It's human instinct to be friendly, but do recruiters try too hard to be "matey" with their candidates? Client Server Director Nick Boulton thinks yes.
I was sent a report this week that made for interesting reading. It was essentially a list of what technical recruiters do wrong, compiled by a bunch of scorned software engineers clearly soured by their experiences of the "dark side".
Many of the issues they took umbrage with I completely sympathised with and cringed at the stupidity, incompetence, and general unprofessionalism of many recruiters in our industry. Sadly the list of errors commonly made happens all too often and tarnishes all recruiters with the same brush.
(Thankfully, at Client Server, we don't 'commit' many - if any - of these heinous crimes.)
I found it interesting and slightly amusing that these complaints of 'serious recruitment crime' came from the same individuals who have or will rely on 'us' to find them their next job. Inevitably we will negotiate their salary increase, their share option package, benefits, and flexible working, ultimately vastly improving their lives. A little perspective, perhaps?
Remember, we all need to start our career's somewhere and having done this job for over 16 years, I'm yet to meet or talk to a techie that hasn't made their own fair share of errors.
So before you jump into the recruitment bloodbath and start clubbing those poor little consultants with the proverbial club, let us not forget a little bit of empathy and understanding goes a long way. You never know when you'll need one of those 'recruitment cretins' to help you next.
That said, there was one complaint that bugs me daily: the overly friendly use of the word "mate".
Good relations, building rapport and empathy, are one of the key weapons in a recruiter's armoury, but over familiarisation breeds contempt and leads to you losing control of the recruitment process and straight towards impending disaster.
I'm fortunate enough that over the years, some of my clients and candidates have, in fact, become 'mates', but until that point, never have I referred to them as 'mate', or as I hear all too often: bud , pal , even dude . Shoot me now!
What recruitment consultants need to remember is we are in the PROFESSIONAL services industry and are providing an expensive, vital and compassionate service to both clients and candidates. Therefore, never is it appropriate to be over-familiar either on the phone or via email.
The problem is also exacerbated by many of our candidates who may refer to you as "mate". DO NOT reciprocate!

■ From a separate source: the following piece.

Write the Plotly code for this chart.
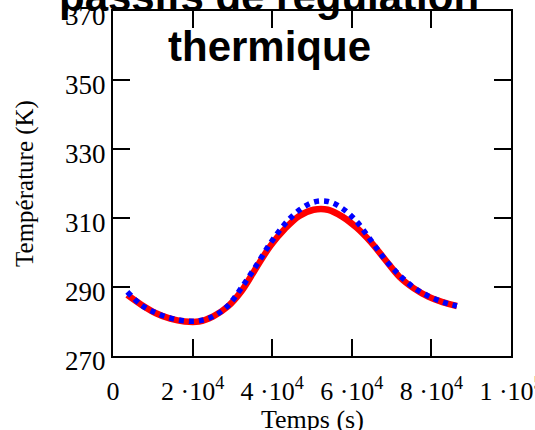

So what is the proper salutation, I hear you ask? Well, here's an idea, USE THEIR NAME!
You have their CV, you have their personal details, you're effectively trying to help them find their next biggest life challenge. Why on earth would you call them anything else?
Relationship building and trust take time and experience. You can't hurry it along by throwing in the odd 'mate' and think you've now won the trust of your candidate, no!
Be professional at all times, do what you say you're actually going to do, feedback in a prompt fashion whether it's good, bad or no news and please avoid the use of the word 'mate'.
I know we now live in an environment where the formalities of social norms have relaxed, and the shackles of conformity have been thrown off, but there is still a level of professionalism that this job demands. We work with some of the best technologists and most significant technology businesses in the world. So just being 'woke' doesn't cut it, mate.